Ski Sunday with attitude is totally sick, dude!
The exhilarating new double act of Ski Sunday and High Altitude leaves Antonia Quirke utterly exhausted
Hello, I'm Graham Bell, downhill racer, and I'm Ed Leigh, professional snowboarder. Welcome to the BBC's new-look Ski Sunday, which is all about going higher, faster and harder than ever before.
Have you any idea how terrifying the mountains can be? The mountains are awesome, the risks we take are huge. In the Ski Sunday café Ed and Graham sit around listening to the Arctic Monkeys. Graham is a compact, ferrety kind of guy and Eddie is a raver.
Today it's the men's downhill race in Kitzbuhel, Austria. Who will be able to tame the terrible beast this year? Cut to a shot of the mountain. "That is hideous!" yells Eddie. "Now I know why all downhillers are as mad as meat axes!!"
Cut to the supermodel Jodie Kidd jumping up and down croaking, "It's terrifying!" Graham turns to camera and says, "This is no place for chickens. Only the strongest of the brave will survive." Seven men in highly coloured lycra hurtle past in time for Songs of Praise.
Four hours later over on BBC2 it's the debut of the programme High Altitude in which Graham and Eddie get to prove they too are unashamed thrill seekers on a constant search for the next perilous adventure.
Graham has a confession: it's been his life-long ambition to ski off the top of Mont Blanc. The camera's jaw drops. Budgets are running thin - how to deal with this maverick! Just how mental is this guy? Right in front of us he's hatching a plan to push his mind and body to the limit by climbing from Italy wearing ski boots in an outrageous attempt on the summit.
Graham treks purposefully out of shot, giving us time to let it all sink in. Later he confesses he's taking two guides, and 10-times British ski champion Noel Baxter with him, in case. Cut to Noel who is magically there already, confirming from behind glare-resistant shades that he's up for it and totally ready to get mental. The pair go inside a wooden cabin for a nap.
Panning round, the camera takes in a cluster of chalets twinkling in the dusk inside which people are doubtless pulling off their snowboots and gently fornicating: the one reason anyone in their right mind goes skiing. That, and the memory of David Vine standing amateurishly half-way up a slope with a ringing hangover wearing a sheepskin car coat.
Back at the chalet it’s a thumbs down to the weatherSki Sunday had a lovely semi-pro feel to it then. You'd tune in just for the landscape, for the half hour of beautiful snow and the bits of dissolve from one part of a race to another. Even the word 'Val d'Isere' sounded like it came from a dream - one in which Konrad Bartelski actually came second.
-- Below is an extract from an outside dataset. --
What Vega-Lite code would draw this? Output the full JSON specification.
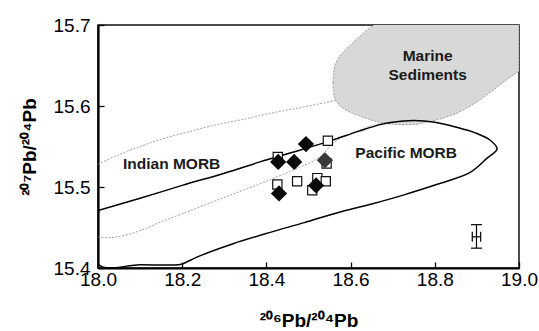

We once had a skier called Konrad, don't you know? But he wasn't much cop.
Back at the chalet the snow hitting the window catches Graham's eagle eye. A thumbs down to the weather. It's bad news: they're going to have to leave straight after dinner. "This is a big shock to me," says Noel, his face stiffening. "Going out after dinner? That's going to be huge."
Graham looked at the clock. "The seconds flicker by rather slowly when you watch them," said John Updike. "And there are 2,209,032,000 in a life of seventy years." Cue music from the movie Gladiator as the pair pack their emergency sachets of dehydrated Boeuf Bourgignon and head for the door.
PS. They nearly made it to the top, but Noel got a headache. "He's a tough guy, and he's fit, but fitness isn't the only thing..." said Graham, eyeballing his companion on the descent, as though he were an ex he'd ordered 14 years previously to wait in the car.